PROBLEM DETAILS:
Repeat everything from the first line of the listing below through the line that contains "const sampleBlueRate = [6.00];", exactly. Leave out pictures.

┄┄┄┄┄┄┄┄┄┄

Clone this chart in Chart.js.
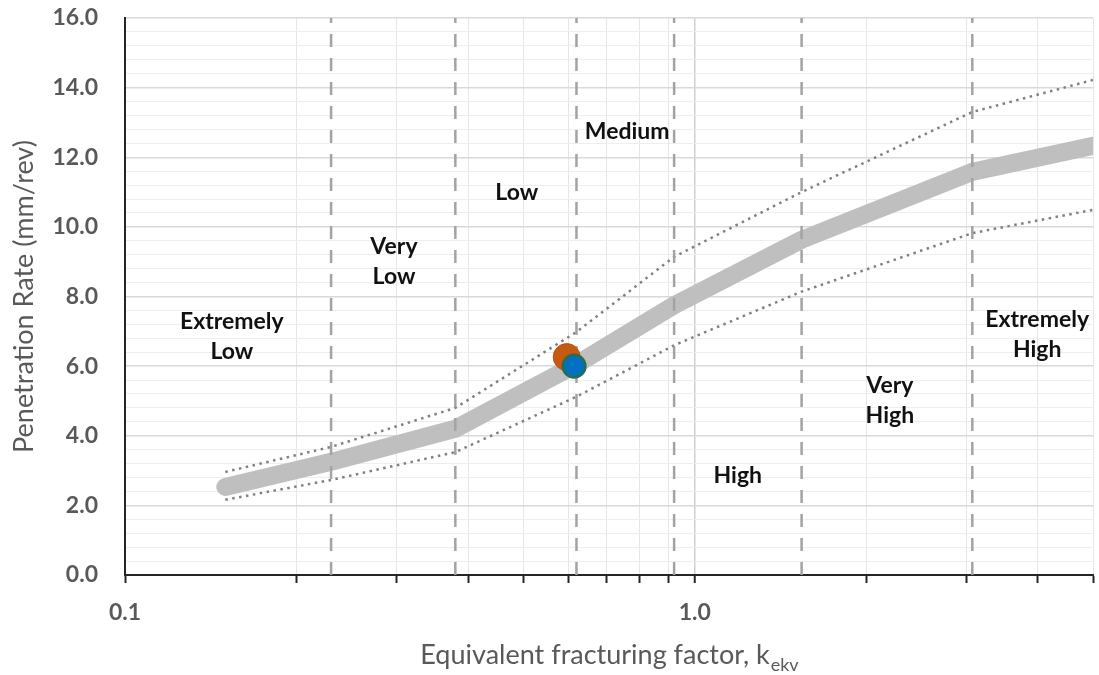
<!DOCTYPE html>
<html>
<head>
<meta charset="utf-8">
<script src="https://cdn.jsdelivr.net/npm/chart.js@4/dist/chart.umd.min.js"></script>
<style>
  html, body { margin: 0; padding: 0; background: #ffffff; }
  canvas { display: block; }
</style>
</head>
<body>
<canvas id="chart" width="1099" height="675"></canvas>
<script>
// Equivalent fracturing factor values where the curves are defined
const curveK = [0.15, 0.23, 0.38, 0.62, 0.92, 1.54, 3.07, 5.0];
// Mean penetration rate and its upper / lower band (mm/rev)
const rateMean  = [2.53, 3.25, 4.20, 6.05, 7.75, 9.63, 11.58, 12.33];
const rateUpper = [2.96, 3.68, 4.80, 6.98, 9.14, 11.00, 13.30, 14.22];
const rateLower = [2.16, 2.73, 3.53, 5.12, 6.60, 8.14, 9.82, 10.49];

// Class limits of k_ekv (vertical dashed lines)
const classLimits = [0.23, 0.38, 0.62, 0.92, 1.54, 3.07];

// Measured samples
const sampleOrangeK = [0.596];
const sampleOrangeRate = [6.26];
const sampleBlueK = [0.614];
const sampleBlueRate = [6.00];

// Fracturing class names and where they are written (k_ekv, rate)
const classNames = [['Extremely', 'Low'], ['Very', 'Low'], ['Low'], ['Medium'], ['High'], ['Very', 'High'], ['Extremely', 'High']];
const classLabelK    = [0.154, 0.2965, 0.487, 0.761, 1.19, 2.2, 3.99];
const classLabelRate = [6.84, 9.0, 10.98, 12.73, 2.87, 5.0, 6.9];

// Axis ticks
const xTickValues = [0.1, 0.2, 0.3, 0.4, 0.5, 0.6, 0.7, 0.8, 0.9, 1, 2, 3, 4, 5];
const xTickText = { '0.1': '0.1', '1': '1.0' };
const yMin = 0, yMax = 16, yStep = 0.4, yLabelEvery = 2;

const toPoints = (xs, ys) => xs.map((x, i) => ({ x: x, y: ys[i] }));

const labelFont = 'bold 23px Lato';
const grey = '#595959';

const classLabelsPlugin = {
  id: 'classLabels',
  afterDatasetsDraw(chart) {
    const { ctx, scales: { x, y } } = chart;
    ctx.save();
    ctx.font = labelFont;
    ctx.fillStyle = '#111111';
    ctx.textAlign = 'center';
    ctx.textBaseline = 'middle';
    const lineGap = 30;
    classNames.forEach((lines, i) => {
      const px = x.getPixelForValue(classLabelK[i]);
      const py = y.getPixelForValue(classLabelRate[i]);
      const start = py - (lines.length - 1) * lineGap / 2;
      lines.forEach((t, j) => ctx.fillText(t, px, start + j * lineGap));
    });
    ctx.restore();
  }
};

const xTitlePlugin = {
  id: 'xTitle',
  afterDraw(chart) {
    const { ctx, chartArea } = chart;
    const main = 'Equivalent fracturing factor, k';
    const sub = 'ekv';
    ctx.save();
    ctx.fillStyle = grey;
    ctx.textBaseline = 'alphabetic';
    ctx.textAlign = 'left';
    ctx.font = '27px Lato';
    const w1 = ctx.measureText(main).width;
    ctx.font = '18px Lato';
    const w2 = ctx.measureText(sub).width;
    const cx = (chartArea.left + chartArea.right) / 2;
    const x0 = cx - (w1 + w2) / 2;
    const base = chartArea.bottom + 89;
    ctx.font = '27px Lato';
    ctx.fillText(main, x0, base);
    ctx.font = '18px Lato';
    ctx.fillText(sub, x0 + w1 + 1, base + 7);
    ctx.restore();
  }
};

const isMajorY = v => Math.round(v * 10) % Math.round(yLabelEvery * 10) === 0;

const limitSets = classLimits.map(k => ({
  data: [{ x: k, y: yMin }, { x: k, y: yMax }],
  showLine: true,
  borderColor: '#a3a3a3',
  borderWidth: 2.5,
  borderDash: [13, 11],
  pointRadius: 0,
  order: 2
}));

new Chart(document.getElementById('chart'), {
  type: 'scatter',
  data: {
    datasets: [
      {
        data: toPoints(sampleBlueK, sampleBlueRate),
        backgroundColor: '#0070c0',
        borderColor: '#2b6b50',
        borderWidth: 2.5,
        pointRadius: 11.3,
        order: 0
      },
      {
        data: toPoints(sampleOrangeK, sampleOrangeRate),
        backgroundColor: '#c55a11',
        borderColor: '#b8520f',
        borderWidth: 1,
        pointRadius: 13.5,
        order: 1
      },
      ...limitSets,
      {
        data: toPoints(curveK, rateUpper),
        showLine: true,
        borderColor: '#808080',
        borderWidth: 2.5,
        borderDash: [2.5, 4.5],
        pointRadius: 0,
        order: 3
      },
      {
        data: toPoints(curveK, rateLower),
        showLine: true,
        borderColor: '#808080',
        borderWidth: 2.5,
        borderDash: [2.5, 4.5],
        pointRadius: 0,
        order: 3
      },
      {
        data: toPoints(curveK, rateMean),
        showLine: true,
        borderColor: '#bfbfbf',
        borderWidth: 18,
        borderCapStyle: 'round',
        borderJoinStyle: 'round',
        pointRadius: 0,
        order: 4
      }
    ]
  },
  options: {
    responsive: false,
    animation: false,
    devicePixelRatio: 1,
    layout: { autoPadding: false, padding: { top: 18, right: 6, bottom: 0, left: 0 } },
    plugins: {
      legend: { display: false },
      tooltip: { enabled: false }
    },
    scales: {
      x: {
        type: 'logarithmic',
        min: 0.1,
        max: 5,
        afterBuildTicks: scale => { scale.ticks = xTickValues.map(v => ({ value: v })); },
        afterFit: scale => {
          scale.height = 100;
          scale.paddingLeft = 0; scale.paddingRight = 0;
          scale.paddingTop = 0; scale.paddingBottom = 0;
        },
        ticks: {
          autoSkip: false,
          maxRotation: 0,
          padding: 16,
          color: grey,
          font: { family: 'Lato', size: 23, weight: 'bold' },
          callback: v => xTickText[String(v)] || ''
        },
        grid: {
          color: ctx => (ctx.tick && ctx.tick.value === 1) ? '#cfcfcf' : '#e6e6e6',
          lineWidth: ctx => (ctx.tick && ctx.tick.value === 1) ? 1.5 : 1,
          drawTicks: true,
          tickLength: 8,
          tickColor: '#262626',
          tickWidth: 2
        },
        border: { display: true, color: '#262626', width: 2 }
      },
      y: {
        type: 'linear',
        min: yMin,
        max: yMax,
        afterFit: scale => {
          scale.width = 125;
          scale.paddingLeft = 0; scale.paddingRight = 0;
          scale.paddingTop = 0; scale.paddingBottom = 0;
        },
        ticks: {
          stepSize: yStep,
          autoSkip: false,
          padding: 27,
          color: grey,
          font: { family: 'Lato', size: 23, weight: 'bold' },
          callback: v => isMajorY(v) ? v.toFixed(1) : ''
        },
        grid: {
          color: ctx => (ctx.tick && isMajorY(ctx.tick.value)) ? '#d9d9d9' : '#eeeeee',
          lineWidth: ctx => (ctx.tick && isMajorY(ctx.tick.value)) ? 1.5 : 1,
          drawTicks: false
        },
        border: { display: true, color: '#262626', width: 2 },
        title: {
          display: true,
          text: 'Penetration Rate (mm/rev)',
          color: grey,
          font: { family: 'Lato', size: 27 },
          padding: { top: 8, bottom: 0 }
        }
      }
    }
  },
  plugins: [classLabelsPlugin, xTitlePlugin]
});
</script>
</body>
</html>
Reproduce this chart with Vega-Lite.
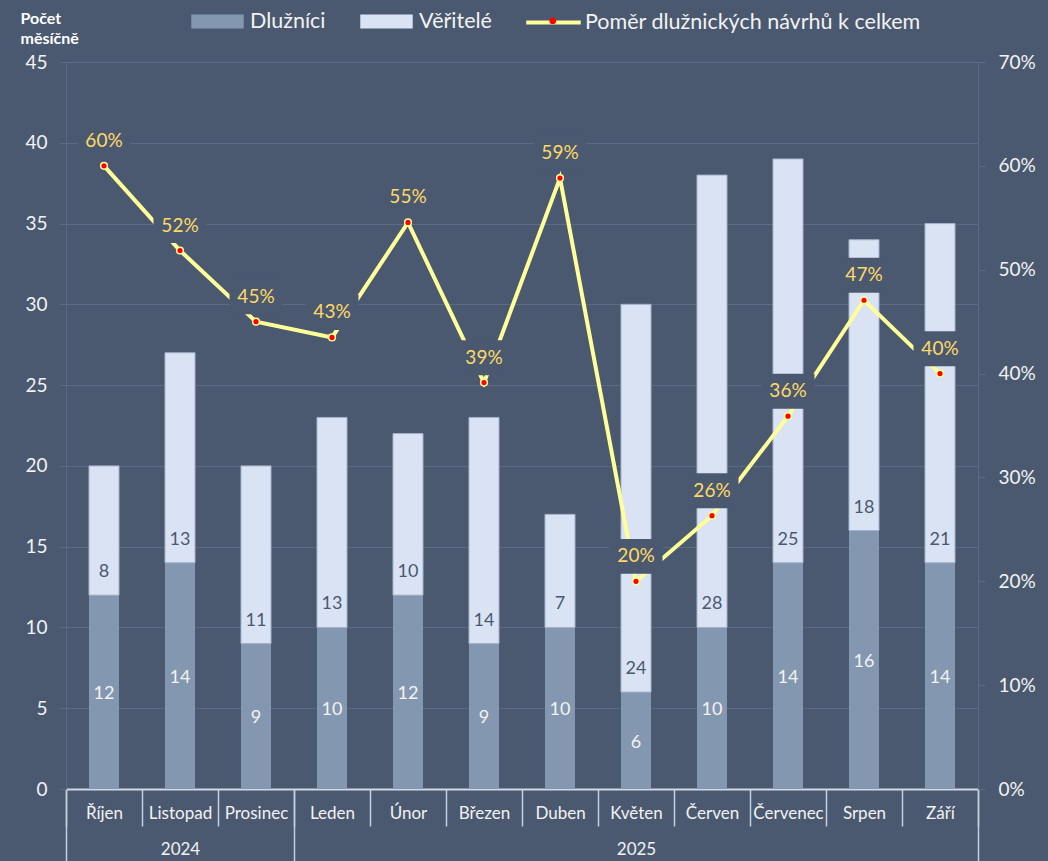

┄┄┄┄┄┄┄┄┄┄

EXPECTED OUTPUT:
Clone this chart in Chart.js.
<!DOCTYPE html>
<html>
<head>
<meta charset="utf-8">
<script src="https://cdn.jsdelivr.net/npm/chart.js@4/dist/chart.umd.min.js"></script>
<style>
  html, body { margin: 0; padding: 0; background: #ffffff; }
  canvas { display: block; }
</style>
</head>
<body>
<canvas id="chart" width="1099" height="675"></canvas>
<script>
// Equivalent fracturing factor values where the curves are defined
const curveK = [0.15, 0.23, 0.38, 0.62, 0.92, 1.54, 3.07, 5.0];
// Mean penetration rate and its upper / lower band (mm/rev)
const rateMean  = [2.53, 3.25, 4.20, 6.05, 7.75, 9.63, 11.58, 12.33];
const rateUpper = [2.96, 3.68, 4.80, 6.98, 9.14, 11.00, 13.30, 14.22];
const rateLower = [2.16, 2.73, 3.53, 5.12, 6.60, 8.14, 9.82, 10.49];

// Class limits of k_ekv (vertical dashed lines)
const classLimits = [0.23, 0.38, 0.62, 0.92, 1.54, 3.07];

// Measured samples
const sampleOrangeK = [0.596];
const sampleOrangeRate = [6.26];
const sampleBlueK = [0.614];
const sampleBlueRate = [6.00];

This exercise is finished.